Vote tabulation at some precincts was “bad or very bad,” while some polling stations reported “unusually high” voter turnout, according to a post-election interim report issued by the OSCE/ODIHR international election observation mission.
The report, which covers the period between January 6 and January 18, confirms many opposition allegations and is expected to be used to press home opposition demands.
The international election observation mission (IEOM) observed the vote count and completion of results protocols at 180 precinct election commissions throughout Georgia.
“A significant 23% of counts observed were assessed as bad or very bad. Observers reported that in 8% of counts observed, they had witnessed tampering with results protocols. In 21% of counts observed, they reported significant procedural errors or omissions,” the report reads. “Data frequently showed inconsistencies; CEC staff informed the OSCE/ODIHR EOM that in around 940 of 3,511 PECs, the number of voters who voted did not reconcile with the sum of valid and invalid votes.”
The report described the tabulation process at the District Election Commission (DEC) level as “slow, not very well organized, and often chaotic.”
“There were cases in which PEC [precinct election commission] protocols given to the OSCE/ODIHR EOM differed from those provided by DECs,” the report reads. It cites, by way of example, protocols provided by Batumi, Lentekhi and Dmanisi DECs showing a significant increase in votes cast for incumbent candidate Mikheil Saakashvili.
There were cases, according to the report, where DECs corrected precinct protocols, despite the fact that the law does not explicitly allow for this. The Electoral Code, in fact, only allows for a limited DEC role in the vote tabulation process.
The report also says that in several DECs, voter turnout was considerably higher than the average - 56.19%; some 23 precincts reported 100% turnout, while another 205 precincts reported turnout of between 90% and 100%.
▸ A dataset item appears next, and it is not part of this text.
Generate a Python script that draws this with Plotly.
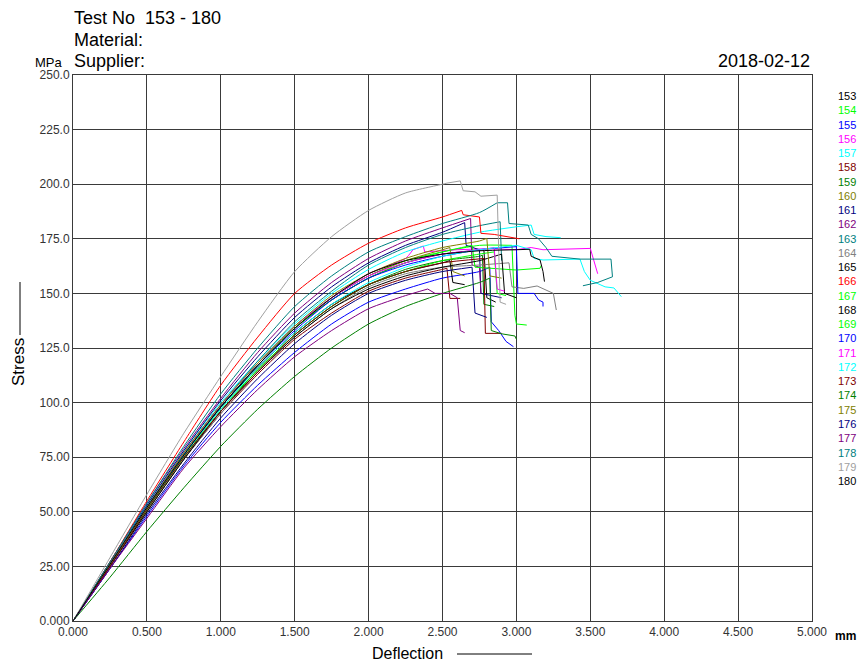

“A significant number of PECs reported unusually high turnout during the last three hours of voting. According to the information produced by the CEC shortly after election day and received by the OSCE/ODIHR EOM, at 79 polling stations, more than 500 voters cast their ballots during this period [the last three hours of voting],” the report says. It adds that “based on more complete information drawn from protocols now posted on the CEC website, as of 17 January, the number of such polling stations now stands at 45.”
The interim report also criticizes the handling of a large number of complaints by the courts and election administrations, saying that “there was an apparent avoidance to substantively consider complaints.”
The vast majority of these complaints were submitted by opposition parties and domestic election observer organizations, with almost none filed by the ruling National Movement party, which backed Saakashvili’s re-election bid.
“The election administration at all levels and the courts did not fully and adequately consider and investigate a considerable number of complaints regarding irregularities in voting, counting and tabulation of election results,” the report reads. “Some complaints included serious allegations of multiple voting, ballot stuffing, and tampering with protocols, with requests for annulment of a significant number of PEC summary protocols.”
“The OSCE/ODIHR EOM received accounts that law enforcement bodies, local administrations and courts actively discouraged observers and opposition supporters not to file complaints or suggested to withdraw them.”
The report also criticizes the Central Election Commission’s (CEC) way of tackling the few complaints filed by the opposition and observer organizations.
“It [the CEC] incorrectly refused to consider several complaints requesting annulment of protocols, on grounds that only the courts had authority to do so,” the report reads. “In addition, the CEC Chair [Levan Tarkhnishvili] incorrectly declared that the CEC did not have investigative powers. In one instance the CEC refused to review the official video recording of an alleged incident in a PEC, stating that the CEC had no authority to do so. However, in a 17 January statement the CEC announced that it was now ready to provide parties the opportunity to review video recordings of voting day procedures at polling station level, upon written request, although this decision comes after the deadline for the submission of complaints related to election results.”
The OSCE/ODIHR election observation mission is expected to issue its final comprehensive report on the January 5 election, involving pre-election, election day and post-election findings sometime in February.
In its preliminary findings and conclusions issued on January 6, the international observation mission said that the process “was in essence consistent with most OSCE and Council of Europe commitments and standards for democratic elections, [but] significant challenges were revealed which need to be addressed urgently.”
The OSCE/ODIHR said its latest interim report “should be read in conjunction with pre-election interim reports, as well as the statement of preliminary findings and conclusions.”